Amazon’s new nuclear power project will use reactor technology with origins in South Africa’s Pebble Bed Modular Reactor programme.
Amazon’s Nuclear Future Has South African Roots
An artist's rendering of the SMR site. Illustration: Courtesy X-energy

The global web behemoth, Amazon, has unveiled early designs for a new nuclear power facility that will supply energy to its fast-growing artificial intelligence and cloud-computing operations.

The project draws directly on nuclear technology with origins in South Africa.

The reactors behind the plan are being developed by X-energy, a company whose engineers once worked on South Africa’s Pebble Bed Modular Reactor (PBMR) programme. That initiative was abandoned after the South African government withdrew funding in 2010, but its design has since been reimagined and refined into X-energy’s Xe-100, a next-generation small modular reactor (SMR) that can deliver reliable, carbon-free power to industries and data centres.

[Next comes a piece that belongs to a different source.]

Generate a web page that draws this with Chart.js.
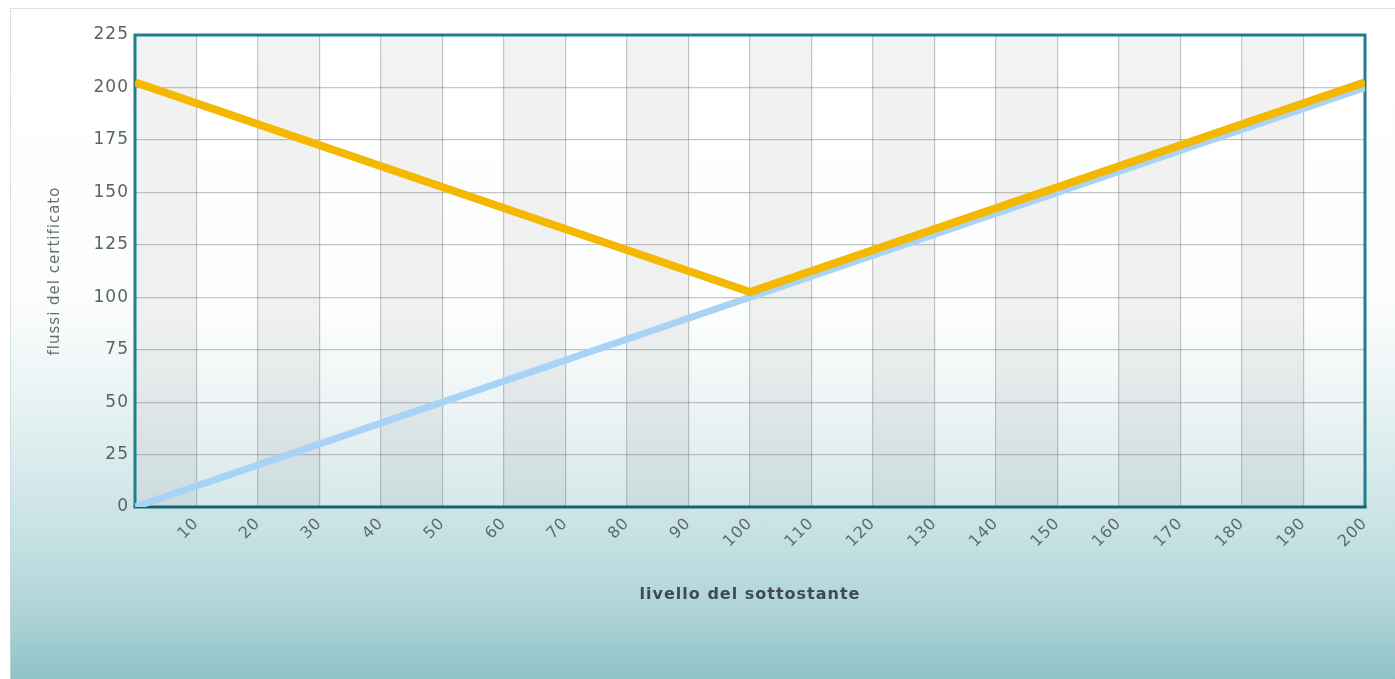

The facility will be built and operated by the public utility Energy Northwest in Washington State. Plans call for up to 12 SMRs, with construction expected to start before the end of the decade and operations beginning in the early 2030s. The first phase includes four Xe-100 reactors, each producing 320 megawatts of electricity.

Amazon will buy power directly from Energy Northwest to drive Amazon Web Services (AWS), which commands roughly 30% of the global cloud-infrastructure market.

Running AWS requires vast amounts of electricity, each large data centre can consume as much power as a small South African city such as George or Nelspruit.

Last year Amazon invested $500 million in X-energy to accelerate the rollout of its SMR technology. The investment forms part of Amazon’s broader plan to develop 5 gigawatts of new nuclear capacity dedicated to its global operations.